---------- GIVEN DATA

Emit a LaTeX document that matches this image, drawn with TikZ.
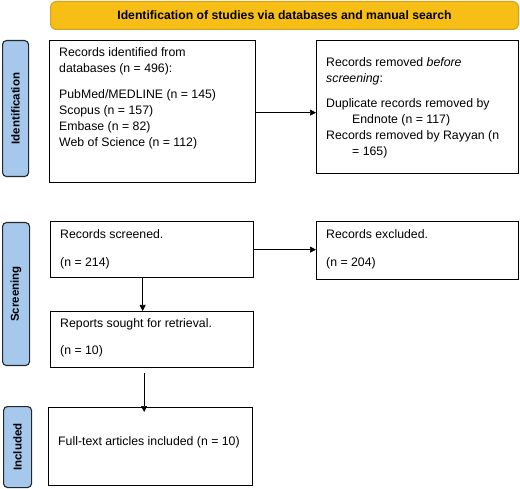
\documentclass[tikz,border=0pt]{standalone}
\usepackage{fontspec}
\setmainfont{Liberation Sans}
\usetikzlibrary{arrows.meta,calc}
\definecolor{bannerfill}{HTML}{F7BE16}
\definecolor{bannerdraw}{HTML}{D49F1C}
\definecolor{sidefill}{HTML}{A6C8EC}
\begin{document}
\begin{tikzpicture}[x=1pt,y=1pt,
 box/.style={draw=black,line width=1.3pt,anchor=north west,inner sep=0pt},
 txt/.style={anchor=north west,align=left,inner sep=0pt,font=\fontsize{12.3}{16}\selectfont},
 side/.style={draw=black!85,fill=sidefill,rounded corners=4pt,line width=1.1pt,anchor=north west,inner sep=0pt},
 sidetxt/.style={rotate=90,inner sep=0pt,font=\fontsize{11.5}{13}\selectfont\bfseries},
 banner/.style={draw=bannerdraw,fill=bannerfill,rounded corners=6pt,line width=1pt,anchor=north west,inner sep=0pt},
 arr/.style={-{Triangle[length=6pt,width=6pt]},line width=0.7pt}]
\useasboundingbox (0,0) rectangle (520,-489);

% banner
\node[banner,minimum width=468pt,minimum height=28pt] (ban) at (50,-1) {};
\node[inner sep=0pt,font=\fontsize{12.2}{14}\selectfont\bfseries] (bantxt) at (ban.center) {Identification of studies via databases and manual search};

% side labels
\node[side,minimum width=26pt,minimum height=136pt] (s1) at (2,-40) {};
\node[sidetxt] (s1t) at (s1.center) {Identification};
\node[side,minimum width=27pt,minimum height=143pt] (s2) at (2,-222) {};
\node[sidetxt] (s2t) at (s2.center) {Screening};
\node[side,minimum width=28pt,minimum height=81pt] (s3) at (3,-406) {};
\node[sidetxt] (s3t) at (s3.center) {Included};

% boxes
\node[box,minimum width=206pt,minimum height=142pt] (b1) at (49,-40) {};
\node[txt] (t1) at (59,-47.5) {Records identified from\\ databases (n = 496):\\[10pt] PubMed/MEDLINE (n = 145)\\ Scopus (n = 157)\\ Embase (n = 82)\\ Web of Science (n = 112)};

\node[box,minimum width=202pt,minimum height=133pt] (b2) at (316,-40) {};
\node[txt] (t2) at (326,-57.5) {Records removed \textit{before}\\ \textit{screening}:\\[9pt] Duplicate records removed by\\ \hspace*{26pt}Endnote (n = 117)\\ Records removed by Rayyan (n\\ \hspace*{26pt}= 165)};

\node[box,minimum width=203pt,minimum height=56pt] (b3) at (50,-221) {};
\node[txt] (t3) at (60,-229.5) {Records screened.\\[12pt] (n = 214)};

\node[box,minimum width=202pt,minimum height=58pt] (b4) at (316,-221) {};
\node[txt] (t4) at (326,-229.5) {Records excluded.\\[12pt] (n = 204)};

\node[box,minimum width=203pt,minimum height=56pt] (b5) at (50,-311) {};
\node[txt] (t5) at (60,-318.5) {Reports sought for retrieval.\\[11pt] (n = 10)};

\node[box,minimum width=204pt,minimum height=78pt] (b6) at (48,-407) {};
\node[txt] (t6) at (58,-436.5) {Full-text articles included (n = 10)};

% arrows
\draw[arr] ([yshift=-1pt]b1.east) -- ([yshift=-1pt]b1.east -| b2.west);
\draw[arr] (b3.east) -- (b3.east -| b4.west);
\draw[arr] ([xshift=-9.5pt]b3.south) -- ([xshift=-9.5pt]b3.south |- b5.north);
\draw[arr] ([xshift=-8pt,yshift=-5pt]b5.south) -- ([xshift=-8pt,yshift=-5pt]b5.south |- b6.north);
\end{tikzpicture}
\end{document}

--------------------
---------- GIVEN DATA

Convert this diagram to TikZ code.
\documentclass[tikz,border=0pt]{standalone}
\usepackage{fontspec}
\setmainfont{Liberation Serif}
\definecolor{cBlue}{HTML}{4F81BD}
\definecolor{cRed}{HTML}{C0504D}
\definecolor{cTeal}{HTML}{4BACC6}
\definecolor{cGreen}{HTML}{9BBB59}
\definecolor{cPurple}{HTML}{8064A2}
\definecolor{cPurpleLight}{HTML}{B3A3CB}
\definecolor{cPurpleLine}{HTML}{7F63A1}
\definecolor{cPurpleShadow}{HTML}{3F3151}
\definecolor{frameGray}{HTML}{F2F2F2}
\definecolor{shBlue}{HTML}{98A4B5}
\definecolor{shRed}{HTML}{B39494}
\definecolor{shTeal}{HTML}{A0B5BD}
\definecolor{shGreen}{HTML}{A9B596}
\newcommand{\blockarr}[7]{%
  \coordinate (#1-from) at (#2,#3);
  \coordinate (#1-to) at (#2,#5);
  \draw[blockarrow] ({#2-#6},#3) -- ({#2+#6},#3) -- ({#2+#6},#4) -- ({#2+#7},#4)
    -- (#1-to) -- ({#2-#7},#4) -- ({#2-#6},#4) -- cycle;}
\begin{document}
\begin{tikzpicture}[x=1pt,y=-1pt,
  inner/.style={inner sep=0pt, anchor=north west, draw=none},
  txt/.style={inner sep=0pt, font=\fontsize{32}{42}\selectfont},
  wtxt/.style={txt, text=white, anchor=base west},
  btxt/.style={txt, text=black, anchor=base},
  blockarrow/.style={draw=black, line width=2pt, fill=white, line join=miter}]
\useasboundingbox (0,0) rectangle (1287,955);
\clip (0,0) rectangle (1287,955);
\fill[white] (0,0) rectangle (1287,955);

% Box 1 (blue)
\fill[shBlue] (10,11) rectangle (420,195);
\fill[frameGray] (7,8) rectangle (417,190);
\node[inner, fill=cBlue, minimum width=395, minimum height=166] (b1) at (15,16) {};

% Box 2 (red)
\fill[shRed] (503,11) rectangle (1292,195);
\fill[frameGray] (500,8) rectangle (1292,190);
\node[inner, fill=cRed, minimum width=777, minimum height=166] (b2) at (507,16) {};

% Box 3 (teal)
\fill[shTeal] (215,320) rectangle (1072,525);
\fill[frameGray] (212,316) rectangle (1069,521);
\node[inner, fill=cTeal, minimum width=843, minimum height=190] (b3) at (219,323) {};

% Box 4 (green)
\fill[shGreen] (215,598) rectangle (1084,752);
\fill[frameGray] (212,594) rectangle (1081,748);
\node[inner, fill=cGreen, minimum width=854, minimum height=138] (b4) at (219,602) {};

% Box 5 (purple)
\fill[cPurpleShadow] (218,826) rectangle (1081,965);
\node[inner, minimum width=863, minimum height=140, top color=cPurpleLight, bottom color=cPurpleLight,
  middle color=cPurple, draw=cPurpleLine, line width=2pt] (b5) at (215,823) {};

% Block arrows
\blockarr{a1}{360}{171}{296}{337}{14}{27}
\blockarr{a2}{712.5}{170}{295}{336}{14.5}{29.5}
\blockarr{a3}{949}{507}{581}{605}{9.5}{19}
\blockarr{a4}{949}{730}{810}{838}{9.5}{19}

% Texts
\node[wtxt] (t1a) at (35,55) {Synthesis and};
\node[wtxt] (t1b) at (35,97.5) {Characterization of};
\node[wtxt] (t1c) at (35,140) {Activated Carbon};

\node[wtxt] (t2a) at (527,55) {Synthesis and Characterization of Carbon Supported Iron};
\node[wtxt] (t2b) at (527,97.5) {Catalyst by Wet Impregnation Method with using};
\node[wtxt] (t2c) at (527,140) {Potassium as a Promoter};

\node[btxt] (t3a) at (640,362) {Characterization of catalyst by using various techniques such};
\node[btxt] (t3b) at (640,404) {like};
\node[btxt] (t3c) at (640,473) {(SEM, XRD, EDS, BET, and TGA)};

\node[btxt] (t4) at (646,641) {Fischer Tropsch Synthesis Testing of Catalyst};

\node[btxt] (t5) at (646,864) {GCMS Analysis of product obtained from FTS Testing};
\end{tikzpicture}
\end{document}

--------------------

**YOUR INSTRUCTIONS**
Starting at the line that contains "Emit a LaTeX" and ending at the line that contains "(t3) at (60,-229.5)", give the lines again exactly. Do not include the pictures.

**EXPECTED ANSWER**
Emit a LaTeX document that matches this image, drawn with TikZ.
\documentclass[tikz,border=0pt]{standalone}
\usepackage{fontspec}
\setmainfont{Liberation Sans}
\usetikzlibrary{arrows.meta,calc}
\definecolor{bannerfill}{HTML}{F7BE16}
\definecolor{bannerdraw}{HTML}{D49F1C}
\definecolor{sidefill}{HTML}{A6C8EC}
\begin{document}
\begin{tikzpicture}[x=1pt,y=1pt,
 box/.style={draw=black,line width=1.3pt,anchor=north west,inner sep=0pt},
 txt/.style={anchor=north west,align=left,inner sep=0pt,font=\fontsize{12.3}{16}\selectfont},
 side/.style={draw=black!85,fill=sidefill,rounded corners=4pt,line width=1.1pt,anchor=north west,inner sep=0pt},
 sidetxt/.style={rotate=90,inner sep=0pt,font=\fontsize{11.5}{13}\selectfont\bfseries},
 banner/.style={draw=bannerdraw,fill=bannerfill,rounded corners=6pt,line width=1pt,anchor=north west,inner sep=0pt},
 arr/.style={-{Triangle[length=6pt,width=6pt]},line width=0.7pt}]
\useasboundingbox (0,0) rectangle (520,-489);

% banner
\node[banner,minimum width=468pt,minimum height=28pt] (ban) at (50,-1) {};
\node[inner sep=0pt,font=\fontsize{12.2}{14}\selectfont\bfseries] (bantxt) at (ban.center) {Identification of studies via databases and manual search};

% side labels
\node[side,minimum width=26pt,minimum height=136pt] (s1) at (2,-40) {};
\node[sidetxt] (s1t) at (s1.center) {Identification};
\node[side,minimum width=27pt,minimum height=143pt] (s2) at (2,-222) {};
\node[sidetxt] (s2t) at (s2.center) {Screening};
\node[side,minimum width=28pt,minimum height=81pt] (s3) at (3,-406) {};
\node[sidetxt] (s3t) at (s3.center) {Included};

% boxes
\node[box,minimum width=206pt,minimum height=142pt] (b1) at (49,-40) {};
\node[txt] (t1) at (59,-47.5) {Records identified from\\ databases (n = 496):\\[10pt] PubMed/MEDLINE (n = 145)\\ Scopus (n = 157)\\ Embase (n = 82)\\ Web of Science (n = 112)};

\node[box,minimum width=202pt,minimum height=133pt] (b2) at (316,-40) {};
\node[txt] (t2) at (326,-57.5) {Records removed \textit{before}\\ \textit{screening}:\\[9pt] Duplicate records removed by\\ \hspace*{26pt}Endnote (n = 117)\\ Records removed by Rayyan (n\\ \hspace*{26pt}= 165)};

\node[box,minimum width=203pt,minimum height=56pt] (b3) at (50,-221) {};
\node[txt] (t3) at (60,-229.5) {Records screened.\\[12pt] (n = 214)};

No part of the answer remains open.